▶ **Exercise brief**
Retype exactly what runs from the first line of the data to the line with "minimum height=45] (esc)", keeping both of those lines and skipping pictures.

— Begin Collected material —

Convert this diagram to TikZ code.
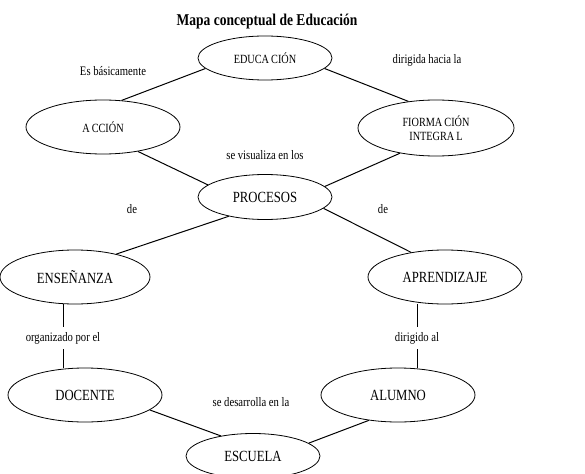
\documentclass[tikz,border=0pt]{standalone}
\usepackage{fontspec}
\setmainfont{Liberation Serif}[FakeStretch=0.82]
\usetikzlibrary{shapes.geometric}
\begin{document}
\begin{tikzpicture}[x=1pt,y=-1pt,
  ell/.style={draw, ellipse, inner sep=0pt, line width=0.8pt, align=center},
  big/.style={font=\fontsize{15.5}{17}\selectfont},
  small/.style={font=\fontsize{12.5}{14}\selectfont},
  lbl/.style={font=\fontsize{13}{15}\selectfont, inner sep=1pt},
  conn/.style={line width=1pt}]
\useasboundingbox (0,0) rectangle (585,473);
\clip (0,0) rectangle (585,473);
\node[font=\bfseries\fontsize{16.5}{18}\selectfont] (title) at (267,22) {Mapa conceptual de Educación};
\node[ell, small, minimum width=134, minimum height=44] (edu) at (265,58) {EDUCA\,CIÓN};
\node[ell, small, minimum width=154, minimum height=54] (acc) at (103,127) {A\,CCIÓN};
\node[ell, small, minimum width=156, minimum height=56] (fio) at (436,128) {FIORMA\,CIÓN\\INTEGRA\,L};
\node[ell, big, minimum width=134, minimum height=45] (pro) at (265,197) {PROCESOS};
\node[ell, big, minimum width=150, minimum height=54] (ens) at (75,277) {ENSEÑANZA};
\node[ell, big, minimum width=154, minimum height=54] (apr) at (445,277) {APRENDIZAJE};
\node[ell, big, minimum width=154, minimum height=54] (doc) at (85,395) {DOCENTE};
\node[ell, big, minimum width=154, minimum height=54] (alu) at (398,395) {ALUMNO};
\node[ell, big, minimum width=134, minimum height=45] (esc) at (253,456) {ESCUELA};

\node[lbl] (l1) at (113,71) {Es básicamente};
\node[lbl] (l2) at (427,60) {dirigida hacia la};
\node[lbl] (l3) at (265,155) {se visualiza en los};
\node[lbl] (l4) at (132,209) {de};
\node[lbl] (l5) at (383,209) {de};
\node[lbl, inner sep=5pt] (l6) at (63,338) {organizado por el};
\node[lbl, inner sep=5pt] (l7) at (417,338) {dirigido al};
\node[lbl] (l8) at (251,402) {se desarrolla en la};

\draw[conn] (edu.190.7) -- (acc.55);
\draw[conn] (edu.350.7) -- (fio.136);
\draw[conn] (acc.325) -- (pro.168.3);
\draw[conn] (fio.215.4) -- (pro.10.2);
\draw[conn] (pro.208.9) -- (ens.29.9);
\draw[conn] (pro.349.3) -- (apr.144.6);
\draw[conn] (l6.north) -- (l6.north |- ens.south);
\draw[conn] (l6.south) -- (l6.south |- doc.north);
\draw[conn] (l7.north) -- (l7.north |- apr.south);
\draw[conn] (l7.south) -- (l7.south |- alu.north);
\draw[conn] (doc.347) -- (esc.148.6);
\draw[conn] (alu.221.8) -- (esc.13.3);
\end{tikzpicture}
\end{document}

— End Collected material —

▶ **Written solution**
Convert this diagram to TikZ code.
\documentclass[tikz,border=0pt]{standalone}
\usepackage{fontspec}
\setmainfont{Liberation Serif}[FakeStretch=0.82]
\usetikzlibrary{shapes.geometric}
\begin{document}
\begin{tikzpicture}[x=1pt,y=-1pt,
  ell/.style={draw, ellipse, inner sep=0pt, line width=0.8pt, align=center},
  big/.style={font=\fontsize{15.5}{17}\selectfont},
  small/.style={font=\fontsize{12.5}{14}\selectfont},
  lbl/.style={font=\fontsize{13}{15}\selectfont, inner sep=1pt},
  conn/.style={line width=1pt}]
\useasboundingbox (0,0) rectangle (585,473);
\clip (0,0) rectangle (585,473);
\node[font=\bfseries\fontsize{16.5}{18}\selectfont] (title) at (267,22) {Mapa conceptual de Educación};
\node[ell, small, minimum width=134, minimum height=44] (edu) at (265,58) {EDUCA\,CIÓN};
\node[ell, small, minimum width=154, minimum height=54] (acc) at (103,127) {A\,CCIÓN};
\node[ell, small, minimum width=156, minimum height=56] (fio) at (436,128) {FIORMA\,CIÓN\\INTEGRA\,L};
\node[ell, big, minimum width=134, minimum height=45] (pro) at (265,197) {PROCESOS};
\node[ell, big, minimum width=150, minimum height=54] (ens) at (75,277) {ENSEÑANZA};
\node[ell, big, minimum width=154, minimum height=54] (apr) at (445,277) {APRENDIZAJE};
\node[ell, big, minimum width=154, minimum height=54] (doc) at (85,395) {DOCENTE};
\node[ell, big, minimum width=154, minimum height=54] (alu) at (398,395) {ALUMNO};
\node[ell, big, minimum width=134, minimum height=45] (esc) at (253,456) {ESCUELA};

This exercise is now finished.